=== SHORT PROBLEM ===
Write the data out again exactly, with no pictures.

─── DATA BLOCK ───

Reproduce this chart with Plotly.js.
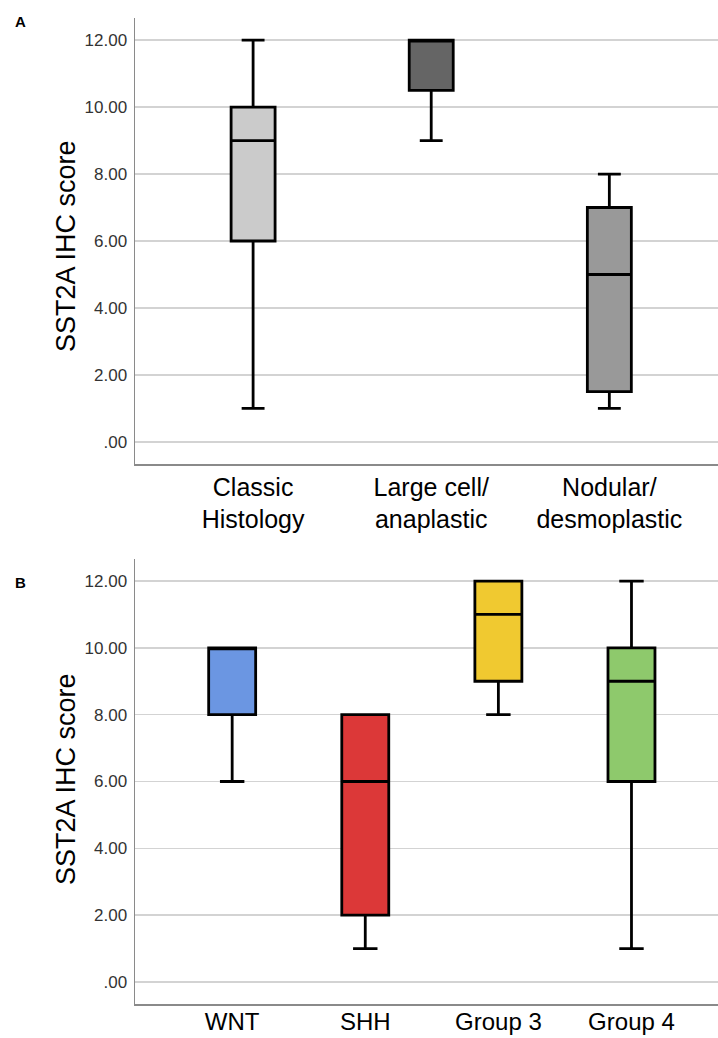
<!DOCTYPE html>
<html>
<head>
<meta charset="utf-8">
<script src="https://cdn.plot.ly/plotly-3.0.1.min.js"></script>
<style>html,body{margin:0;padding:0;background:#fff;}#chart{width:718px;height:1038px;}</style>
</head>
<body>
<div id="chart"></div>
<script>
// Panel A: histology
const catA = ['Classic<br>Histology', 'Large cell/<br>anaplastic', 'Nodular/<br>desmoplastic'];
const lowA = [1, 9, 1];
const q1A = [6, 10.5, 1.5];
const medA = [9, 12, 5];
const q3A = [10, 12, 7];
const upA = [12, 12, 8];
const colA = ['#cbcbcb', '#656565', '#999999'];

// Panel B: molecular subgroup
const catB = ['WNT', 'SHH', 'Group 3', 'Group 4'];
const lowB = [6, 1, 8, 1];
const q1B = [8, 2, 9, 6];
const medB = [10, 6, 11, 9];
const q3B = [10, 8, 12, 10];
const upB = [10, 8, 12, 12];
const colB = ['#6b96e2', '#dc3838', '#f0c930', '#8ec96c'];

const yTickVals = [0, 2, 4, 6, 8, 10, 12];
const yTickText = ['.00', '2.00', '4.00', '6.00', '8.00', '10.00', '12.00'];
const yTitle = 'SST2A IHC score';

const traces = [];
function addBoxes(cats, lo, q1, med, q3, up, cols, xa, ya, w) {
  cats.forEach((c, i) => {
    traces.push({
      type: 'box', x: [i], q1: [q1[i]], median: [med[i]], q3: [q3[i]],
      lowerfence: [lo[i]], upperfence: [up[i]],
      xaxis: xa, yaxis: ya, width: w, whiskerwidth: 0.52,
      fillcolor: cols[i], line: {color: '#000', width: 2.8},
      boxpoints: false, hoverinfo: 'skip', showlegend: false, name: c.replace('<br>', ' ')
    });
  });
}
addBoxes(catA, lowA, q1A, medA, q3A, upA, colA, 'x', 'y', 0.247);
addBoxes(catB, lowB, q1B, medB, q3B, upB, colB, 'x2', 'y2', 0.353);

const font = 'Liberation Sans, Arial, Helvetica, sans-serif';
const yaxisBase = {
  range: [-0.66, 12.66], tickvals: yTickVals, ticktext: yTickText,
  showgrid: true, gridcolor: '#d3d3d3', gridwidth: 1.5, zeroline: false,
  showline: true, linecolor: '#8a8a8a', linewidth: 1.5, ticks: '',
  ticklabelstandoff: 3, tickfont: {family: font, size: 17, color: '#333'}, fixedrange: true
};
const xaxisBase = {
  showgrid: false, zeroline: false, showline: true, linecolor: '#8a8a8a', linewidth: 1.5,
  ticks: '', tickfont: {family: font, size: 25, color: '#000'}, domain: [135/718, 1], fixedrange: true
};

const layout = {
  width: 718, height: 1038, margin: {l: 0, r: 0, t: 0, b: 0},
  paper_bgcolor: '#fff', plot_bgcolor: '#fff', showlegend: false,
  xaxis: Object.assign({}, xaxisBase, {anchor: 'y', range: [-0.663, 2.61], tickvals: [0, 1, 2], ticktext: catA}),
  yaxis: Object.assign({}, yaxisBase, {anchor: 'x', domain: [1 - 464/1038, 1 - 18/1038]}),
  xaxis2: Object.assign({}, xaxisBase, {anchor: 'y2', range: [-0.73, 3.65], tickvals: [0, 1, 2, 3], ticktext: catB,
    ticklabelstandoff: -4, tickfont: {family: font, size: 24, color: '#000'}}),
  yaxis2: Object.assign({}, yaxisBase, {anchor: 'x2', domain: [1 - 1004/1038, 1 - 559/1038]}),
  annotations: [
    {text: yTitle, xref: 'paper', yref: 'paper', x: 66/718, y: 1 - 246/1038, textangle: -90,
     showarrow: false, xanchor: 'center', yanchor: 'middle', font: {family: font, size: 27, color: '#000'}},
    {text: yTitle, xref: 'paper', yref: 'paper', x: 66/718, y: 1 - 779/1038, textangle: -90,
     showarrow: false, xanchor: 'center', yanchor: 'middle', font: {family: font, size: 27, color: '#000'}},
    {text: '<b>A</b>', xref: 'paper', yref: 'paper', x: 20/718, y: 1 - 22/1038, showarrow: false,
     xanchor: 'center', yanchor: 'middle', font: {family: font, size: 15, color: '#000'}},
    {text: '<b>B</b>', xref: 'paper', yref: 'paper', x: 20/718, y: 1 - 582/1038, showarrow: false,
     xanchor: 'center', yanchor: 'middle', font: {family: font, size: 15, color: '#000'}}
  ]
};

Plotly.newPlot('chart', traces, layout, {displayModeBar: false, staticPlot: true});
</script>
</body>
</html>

───

=== THE COMPLETED TASK ===
Reproduce this chart with Plotly.js.
<!DOCTYPE html>
<html>
<head>
<meta charset="utf-8">
<script src="https://cdn.plot.ly/plotly-3.0.1.min.js"></script>
<style>html,body{margin:0;padding:0;background:#fff;}#chart{width:718px;height:1038px;}</style>
</head>
<body>
<div id="chart"></div>
<script>
// Panel A: histology
const catA = ['Classic<br>Histology', 'Large cell/<br>anaplastic', 'Nodular/<br>desmoplastic'];
const lowA = [1, 9, 1];
const q1A = [6, 10.5, 1.5];
const medA = [9, 12, 5];
const q3A = [10, 12, 7];
const upA = [12, 12, 8];
const colA = ['#cbcbcb', '#656565', '#999999'];

// Panel B: molecular subgroup
const catB = ['WNT', 'SHH', 'Group 3', 'Group 4'];
const lowB = [6, 1, 8, 1];
const q1B = [8, 2, 9, 6];
const medB = [10, 6, 11, 9];
const q3B = [10, 8, 12, 10];
const upB = [10, 8, 12, 12];
const colB = ['#6b96e2', '#dc3838', '#f0c930', '#8ec96c'];

const yTickVals = [0, 2, 4, 6, 8, 10, 12];
const yTickText = ['.00', '2.00', '4.00', '6.00', '8.00', '10.00', '12.00'];
const yTitle = 'SST2A IHC score';

const traces = [];
function addBoxes(cats, lo, q1, med, q3, up, cols, xa, ya, w) {
  cats.forEach((c, i) => {
    traces.push({
      type: 'box', x: [i], q1: [q1[i]], median: [med[i]], q3: [q3[i]],
      lowerfence: [lo[i]], upperfence: [up[i]],
      xaxis: xa, yaxis: ya, width: w, whiskerwidth: 0.52,
      fillcolor: cols[i], line: {color: '#000', width: 2.8},
      boxpoints: false, hoverinfo: 'skip', showlegend: false, name: c.replace('<br>', ' ')
    });
  });
}
addBoxes(catA, lowA, q1A, medA, q3A, upA, colA, 'x', 'y', 0.247);
addBoxes(catB, lowB, q1B, medB, q3B, upB, colB, 'x2', 'y2', 0.353);

const font = 'Liberation Sans, Arial, Helvetica, sans-serif';
const yaxisBase = {
  range: [-0.66, 12.66], tickvals: yTickVals, ticktext: yTickText,
  showgrid: true, gridcolor: '#d3d3d3', gridwidth: 1.5, zeroline: false,
  showline: true, linecolor: '#8a8a8a', linewidth: 1.5, ticks: '',
  ticklabelstandoff: 3, tickfont: {family: font, size: 17, color: '#333'}, fixedrange: true
};
const xaxisBase = {
  showgrid: false, zeroline: false, showline: true, linecolor: '#8a8a8a', linewidth: 1.5,
  ticks: '', tickfont: {family: font, size: 25, color: '#000'}, domain: [135/718, 1], fixedrange: true
};

const layout = {
  width: 718, height: 1038, margin: {l: 0, r: 0, t: 0, b: 0},
  paper_bgcolor: '#fff', plot_bgcolor: '#fff', showlegend: false,
  xaxis: Object.assign({}, xaxisBase, {anchor: 'y', range: [-0.663, 2.61], tickvals: [0, 1, 2], ticktext: catA}),
  yaxis: Object.assign({}, yaxisBase, {anchor: 'x', domain: [1 - 464/1038, 1 - 18/1038]}),
  xaxis2: Object.assign({}, xaxisBase, {anchor: 'y2', range: [-0.73, 3.65], tickvals: [0, 1, 2, 3], ticktext: catB,
    ticklabelstandoff: -4, tickfont: {family: font, size: 24, color: '#000'}}),
  yaxis2: Object.assign({}, yaxisBase, {anchor: 'x2', domain: [1 - 1004/1038, 1 - 559/1038]}),
  annotations: [
    {text: yTitle, xref: 'paper', yref: 'paper', x: 66/718, y: 1 - 246/1038, textangle: -90,
     showarrow: false, xanchor: 'center', yanchor: 'middle', font: {family: font, size: 27, color: '#000'}},
    {text: yTitle, xref: 'paper', yref: 'paper', x: 66/718, y: 1 - 779/1038, textangle: -90,
     showarrow: false, xanchor: 'center', yanchor: 'middle', font: {family: font, size: 27, color: '#000'}},
    {text: '<b>A</b>', xref: 'paper', yref: 'paper', x: 20/718, y: 1 - 22/1038, showarrow: false,
     xanchor: 'center', yanchor: 'middle', font: {family: font, size: 15, color: '#000'}},
    {text: '<b>B</b>', xref: 'paper', yref: 'paper', x: 20/718, y: 1 - 582/1038, showarrow: false,
     xanchor: 'center', yanchor: 'middle', font: {family: font, size: 15, color: '#000'}}
  ]
};

Plotly.newPlot('chart', traces, layout, {displayModeBar: false, staticPlot: true});
</script>
</body>
</html>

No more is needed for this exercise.